Charleston, South Carolina, where I grew up, is a wonderful antebellum town, containing descendants of the remarkably stubborn and contentious people who gleefully fired cannon balls at Fort Sumter to start the civil war. A town where everyone knows how to shuck an oyster, sail a sailboat, and owns a seersucker suit. A kind of preppie heaven. The place is constantly visited, and beloved, by tourists. They have no idea that behind the seductive, strictly preserved exteriors, homeowners wage a constant battle against cracking ceilings, tidal moisture in basements and ancient problematic roofs, and that in fact, Charlestonians live in a type of self-imposed squalor.
In the days of my youth, King Street was a down on it’s luck commercial street. Bars, empty storefronts and oddball businesses. Driving down King, upstanding moms with a load of kids would scowl at one particular storefront, a record shop with a David Bowie circa Ziggy Stardust poster in its cluttered, dirty window. Walking down King a whiff of incense and essence oils, a counter culture wind, blew out the door onto the sidewalk.
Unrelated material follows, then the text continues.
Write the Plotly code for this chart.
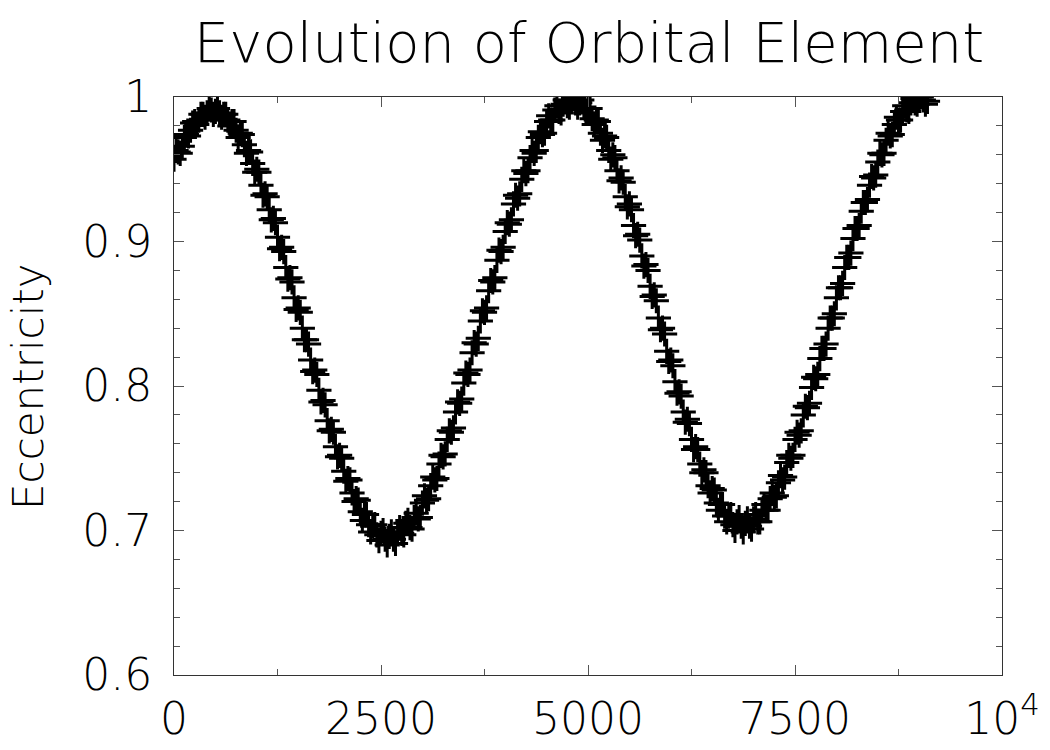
import plotly.graph_objects as go

time = list(range(0, 9101, 50))
ecc = [
    0.957, 0.962, 0.966, 0.974, 0.977, 0.983, 0.984, 0.988, 0.989, 0.991,
    0.990, 0.989, 0.988, 0.984, 0.983, 0.977, 0.975, 0.967, 0.963, 0.954,
    0.950, 0.939, 0.933, 0.922, 0.916, 0.903, 0.896, 0.882, 0.875, 0.861,
    0.854, 0.840, 0.832, 0.818, 0.811, 0.797, 0.790, 0.776, 0.770, 0.758,
    0.752, 0.741, 0.736, 0.726, 0.722, 0.713, 0.711, 0.704, 0.703, 0.697,
    0.698, 0.694, 0.696, 0.694, 0.698, 0.698, 0.705, 0.702, 0.709, 0.708,
    0.719, 0.721, 0.731, 0.735, 0.746, 0.751, 0.763, 0.768, 0.782, 0.788,
    0.802, 0.808, 0.823, 0.829, 0.845, 0.851, 0.866, 0.872, 0.887, 0.893,
    0.907, 0.912, 0.926, 0.930, 0.943, 0.947, 0.958, 0.961, 0.972, 0.974,
    0.983, 0.984, 0.991, 0.990, 0.995, 0.994, 0.997, 0.996, 0.996, 0.993,
    0.992, 0.985, 0.984, 0.975, 0.973, 0.963, 0.960, 0.949, 0.944, 0.931,
    0.926, 0.911, 0.905, 0.890, 0.884, 0.869, 0.863, 0.847, 0.840, 0.824,
    0.818, 0.803, 0.796, 0.782, 0.777, 0.763, 0.758, 0.746, 0.742, 0.731,
    0.729, 0.719, 0.718, 0.710, 0.710, 0.704, 0.706, 0.703, 0.705, 0.703,
    0.708, 0.706, 0.714, 0.714, 0.722, 0.723, 0.733, 0.735, 0.747, 0.750,
    0.763, 0.766, 0.780, 0.785, 0.799, 0.805, 0.819, 0.826, 0.840, 0.847,
    0.861, 0.868, 0.882, 0.889, 0.902, 0.909, 0.921, 0.927, 0.939, 0.944,
    0.955, 0.960, 0.970, 0.973, 0.981, 0.984, 0.990, 0.991, 0.996, 0.996,
    0.998, 0.998, 0.997,
]

time_mid = list(range(25, 9076, 50))
ecc_mid = [
    0.963, 0.961, 0.972, 0.973, 0.982, 0.981, 0.988, 0.986, 0.992, 0.988,
    0.992, 0.986, 0.988, 0.980, 0.983, 0.972, 0.974, 0.961, 0.962, 0.948,
    0.948, 0.932, 0.931, 0.915, 0.913, 0.895, 0.893, 0.874, 0.872, 0.853,
    0.851, 0.832, 0.829, 0.810, 0.808, 0.789, 0.787, 0.769, 0.768, 0.751,
    0.750, 0.734, 0.735, 0.720, 0.721, 0.707, 0.711, 0.699, 0.704, 0.693,
    0.700, 0.690, 0.699, 0.691, 0.702, 0.697, 0.707, 0.701, 0.712, 0.709,
    0.724, 0.722, 0.737, 0.736, 0.752, 0.753, 0.769, 0.771, 0.789, 0.791,
    0.809, 0.811, 0.830, 0.833, 0.852, 0.854, 0.873, 0.875, 0.894, 0.896,
    0.913, 0.915, 0.932, 0.933, 0.949, 0.949, 0.963, 0.963, 0.976, 0.975,
    0.987, 0.984, 0.994, 0.989, 0.998, 0.993, 0.999, 0.993, 0.998, 0.989,
    0.992, 0.981, 0.983, 0.970, 0.972, 0.957, 0.958, 0.942, 0.941, 0.924,
    0.922, 0.904, 0.901, 0.883, 0.880, 0.862, 0.859, 0.839, 0.836, 0.817,
    0.814, 0.795, 0.793, 0.775, 0.774, 0.756, 0.756, 0.740, 0.740, 0.726,
    0.728, 0.714, 0.718, 0.706, 0.711, 0.700, 0.709, 0.699, 0.708, 0.701,
    0.711, 0.706, 0.718, 0.714, 0.726, 0.724, 0.738, 0.737, 0.752, 0.752,
    0.768, 0.769, 0.786, 0.788, 0.806, 0.808, 0.826, 0.829, 0.847, 0.850,
    0.868, 0.871, 0.889, 0.892, 0.909, 0.911, 0.927, 0.929, 0.945, 0.946,
    0.961, 0.961, 0.975, 0.974, 0.986, 0.984, 0.994, 0.990, 0.999, 0.995,
    1.000, 0.995,
]

x_tickvals = [0, 2500, 5000, 7500, 10000]
x_ticktext = ["0", "2500", "5000", "7500", "10<sup>4</sup>"]
y_tickvals = [0.6, 0.7, 0.8, 0.9, 1.0]
y_ticktext = ["0.6", "0.7", "0.8", "0.9", "1"]

FONT = "DejaVu Sans"
W = 200

fig = go.Figure()
fig.add_trace(go.Scatter(
    x=time + time_mid, y=ecc + ecc_mid, mode="markers",
    marker=dict(symbol="cross-thin-open", size=18, color="black",
                line=dict(color="black", width=3)),
    cliponaxis=True, showlegend=False,
))

axis_common = dict(
    showgrid=False, zeroline=False, showline=True, linecolor="#333333",
    linewidth=1, mirror="ticks", ticks="inside", tickcolor="#555555",
    tickwidth=1, ticklen=10, automargin=False,
    tickfont=dict(family=FONT, size=44, color="black", weight=W),
)

fig.update_xaxes(
    range=[0, 10000], tickvals=x_tickvals, ticktext=x_ticktext,
    minor=dict(dtick=1250, tick0=0, ticks="inside", ticklen=6,
               tickcolor="#555555", showgrid=False),
    ticklabelstandoff=5,
    **axis_common,
)
fig.update_yaxes(
    range=[0.6, 1.0], tickvals=y_tickvals, ticktext=y_ticktext,
    minor=dict(dtick=0.02, tick0=0.6, ticks="inside", ticklen=6,
               tickcolor="#555555", showgrid=False),
    ticklabelstandoff=12,
    **axis_common,
)

fig.update_layout(
    width=1050, height=750,
    margin=dict(l=174, r=48, t=97, b=75),
    paper_bgcolor="white", plot_bgcolor="white",
    title=dict(text="Evolution of Orbital Element", x=0.561, xanchor="center",
               y=1 - 42 / 750, yanchor="middle", yref="container",
               font=dict(family=FONT, size=56, color="black", weight=W)),
    annotations=[dict(
        text="Eccentricity", textangle=-90, xref="paper", yref="paper",
        x=(28 - 174) / 828, y=(675 - 387) / 578, xanchor="center",
        yanchor="middle", showarrow=False,
        font=dict(family=FONT, size=42, color="black", weight=W),
    )],
)

fig.write_html("out.html")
In fifth grade my friend Chris, atop a rusting tower overlooking the Porter Gaud School playground and the marshes of the Ashley River, told me about the Beatles. Chris had a rhapsodic obsession with them. I listened to records at his house and the music intrigued me. I decided to buy my first records.
Chris briefed me about the record store on King Street, owned by a man named “Billy.” An albino and a pen pal of Paul McCartney. Outside the store, I secured my bike to a parking meter with a combination lock, carefully observant of street traffic. It was a small place and no other customers were inside. Numerous incense cones and sticks were burning, an opium and rosewood haze that crawled up my nose and tingled my brain. In an alcove behind the counter there was a shifting, a glimmer of long, powder white hair. There were just a few cramped aisles and crates of records. Posters with yellowed tape clung to the brick walls.
It was a moment as a child, when I felt distinctly without adult supervision and alone. I was very much in a hippie place — those hippies, with their hair and illicit drugs and the easy disdain thrown at them. The Beatles category was well stocked and I located Magical Mystery Tour and St. Pepper’s Lonely Hearts Club. Gripping the plastic wrapped Magical Mystery Tour, I noted the fur costumes and animal masks . Which one was Ringo? Somehow I knew acid had inspired these costumes. I wondered if the music would be beyond me. Perhaps it was too big a leap from the Six Million Dollar Man and The Empire Strikes Back.
I placed my purchases on the counter. An autographed picture of Paul McCartney, circa Wings, and a framed letter hung on the wall. Billy then stepped up behind the counter, tall and fine-featured. He wore a bright silk robe, yellow and red, and staring at him I took in the full experience of his albinism — another first. The bleached eyelashes and pink eyeballs and translucent skin and long white hair. His eyes averted, they blinked rapidly, as if avoiding a terrible glare. I tried not to stare. I stared. The entire effect was a kind of saintly aura, or a groovy rock’n roll wizard. What alien wind had sent him to Charleston? He gathered up the albums and smiled, and said in a lushly effeminate voice, “These albums are really great! Good job!”
I think he sensed I was at a pivotal point, a threshold, and that I was wavering. He meant to encourage me. Indeed, later when I trudged upstairs and pushed aside my parents Tijuana Brass and Frank Sinatra albums and and listened to my new records on an ancient hi-fi turntable, I liked them — the melodies, the strange Lennon lyrics and unpredictable instrumentation — but felt outside the music. Then for a time I didn’t like them. “A Day in the Life” I found scary, and depressingly adult. Though I kept listening.
And slowly, I got it.
Let me take you down cause I’m going to
nothing is real
and nothing to get hung about
Strawberry Fields forever.
*KNOWN THING No. 44: The blessing of your vinyl record purchase by an albino hippie is always auspicious.
*KNOWN THING No. 45: When you find the exception to the orthodoxy, the dangerous hidden core, you must go directly there. You will find treasure to spin your head.
*KNOWN THING No. 46: When you explore the dangerous hidden core, be on the alert for disapproving moms in station wagons. Once they get on the phone, everyone will know your business.